Dr. M (SanFrancisco)
"Turnaround" for the equity company = bankruptcy for the company, all workers losing jobs, secondary negative financial losses for the town/immediate area due to the job loss. And massive profits for vulture capitalism. No wonder Bernie is surging.
Dan (Sandy, Ut)
My background is in quality assurance. I do not believe I would be a good fit in retail. So, given that, why would any business entity install those who have no background in retail in executive positions in retail? Oh, I know, nickel-clickers and numbers crunchers with no regard as to the real costs of poor judgement in penny-pinching.
Paul (Chicago)
Private equity firms believe smarts are more importent than experience Combine that with taking money out of companies every year in the form of special dividends, and most of these stories don’t end well
Marty (Jacksonville)
@Paul, I have met and gotten to know a lot of people who are in private equity, and I can say for sure that your assertion that "private equity firms believe smarts are more important than experience" could not be further from the truth.

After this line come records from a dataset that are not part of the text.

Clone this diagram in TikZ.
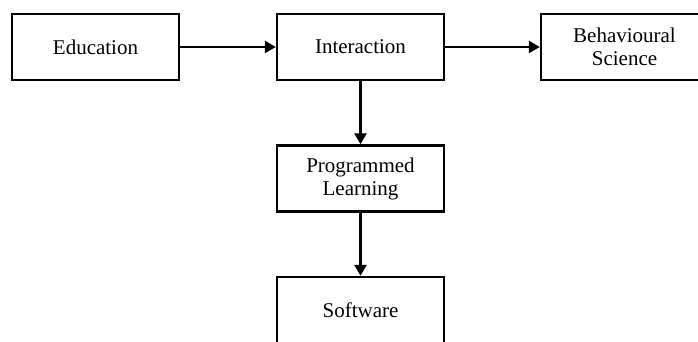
\documentclass[tikz,border=0pt]{standalone}
\usepackage{fontspec}
\setmainfont{Liberation Serif}
\usetikzlibrary{arrows.meta}

\tikzset{
  blockbox/.style={draw, line width=1.2pt, minimum width=83.5pt, minimum height=33pt,
    align=center, inner sep=0pt, font=\fontsize{10.5}{11.5}\selectfont},
  flowarrow/.style={line width=1.3pt, -{Triangle[length=5.5pt,width=6pt]}}
}

\begin{document}
\begin{tikzpicture}[x=0.5pt,y=-0.5pt]
			% frame of the picture
			\useasboundingbox (0,0) rectangle (698,342);
			\clip (0,0) rectangle (698,342);
			% top row
			\node[blockbox] (education) at (95.5,47) {Education};
			\node[blockbox] (interaction) at (360.5,47) {Interaction};
			\node[blockbox] (behaviour) at (624.5,47) {Behavioural\\Science};
			% column below
			\node[blockbox] (programmed) at (360.5,178.5) {Programmed\\Learning};
			\node[blockbox] (software) at (360.5,310) {Software};

			% arrows
			\draw[flowarrow] (education) -- (interaction);
			\draw[flowarrow] (interaction) -- (behaviour);
			\draw[flowarrow] (interaction) -- (programmed);
			\draw[flowarrow] (programmed) -- (software);
\end{tikzpicture}
\end{document}
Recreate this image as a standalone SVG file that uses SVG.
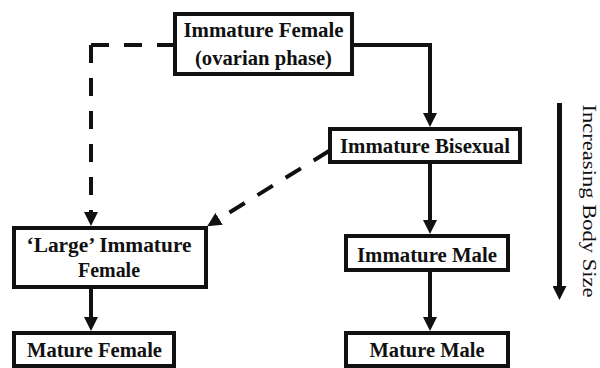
<svg xmlns="http://www.w3.org/2000/svg" width="600" height="368" viewBox="0 0 600 368">
<defs>
<marker id="ah" viewBox="0 0 14 14" refX="6" refY="7" markerWidth="14" markerHeight="14" markerUnits="userSpaceOnUse" orient="auto">
<path d="M0,0 L14,7 L0,14 z" fill="#111"/>
</marker>
</defs>
<style>
.box{fill:#fff;stroke:#111;stroke-width:4}
.t{font-family:"Liberation Serif","Times New Roman",serif;font-weight:bold;font-size:20px;fill:#111;text-anchor:middle}
.c{fill:none;stroke:#111;stroke-width:4}
.d{stroke-dasharray:18 15}
.a{marker-end:url(#ah)}
</style>
<rect width="600" height="368" fill="#fff"/>
<g id="connectors">
<path class="c a" d="M354,45 H430 V119"/>
<path class="c a" d="M430,164 V226"/>
<path class="c a" d="M430,272 V323"/>
<path class="c d" d="M91,45 H173"/>
<path class="c d a" d="M91,45 V218"/>
<path class="c d a" d="M329,151 L214,222"/>
<path class="c a" d="M91,289 V323"/>
</g>
<g id="n_immature_female">
<rect class="box" x="175" y="14" width="177" height="60"/>
<text class="t" x="263.5" y="37" textLength="160" lengthAdjust="spacingAndGlyphs">Immature Female</text>
<text class="t" x="263.5" y="65" textLength="137" lengthAdjust="spacingAndGlyphs">(ovarian phase)</text>
</g>
<g id="n_immature_bisexual">
<rect class="box" x="330" y="129" width="190" height="33"/>
<text class="t" x="425" y="153" textLength="170" lengthAdjust="spacingAndGlyphs">Immature Bisexual</text>
</g>
<g id="n_immature_male">
<rect class="box" x="346" y="236" width="162" height="34"/>
<text class="t" x="427" y="262" textLength="140" lengthAdjust="spacingAndGlyphs">Immature Male</text>
</g>
<g id="n_mature_male">
<rect class="box" x="346" y="333" width="162" height="33"/>
<text class="t" x="427" y="357" textLength="115" lengthAdjust="spacingAndGlyphs">Mature Male</text>
</g>
<g id="n_large_immature_female">
<rect class="box" x="14" y="228" width="192" height="59"/>
<text class="t" x="109" y="252" textLength="165" lengthAdjust="spacingAndGlyphs">‘Large’ Immature</text>
<text class="t" x="109" y="277" textLength="62" lengthAdjust="spacingAndGlyphs">Female</text>
</g>
<g id="n_mature_female">
<rect class="box" x="14" y="333" width="160" height="33"/>
<text class="t" x="94.5" y="357" textLength="135" lengthAdjust="spacingAndGlyphs">Mature Female</text>
</g>
<g id="size_axis">
<path class="c a" style="stroke-width:5" d="M559.5,103 V292"/>
<text class="t" transform="translate(583,201) rotate(90)" x="0" y="0" textLength="193" lengthAdjust="spacingAndGlyphs" style="font-weight:normal;font-size:18px">Increasing Body Size</text>
</g>
</svg>
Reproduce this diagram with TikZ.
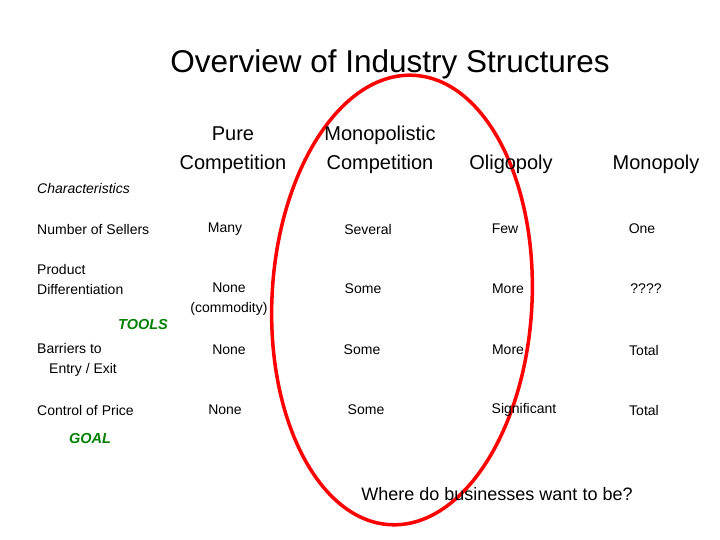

Yes, these people are very smart, and that is why they value experience. There's always a few failures, but that will always be true, because business involves risk, and that includes the risk of complete failure and huge loss of money and jobs. But if people were not willing to risk their money, there would be no jobs at all.
Pquincy14 (California)
@Marty All too often, the financial interests at private equity firms are _not_ risking any money. Their investment is recouped quickly from the debt that they take on in the takeover transaction -- debt for which not the private equity firm, but the target is liable. It really couldn't be clearer.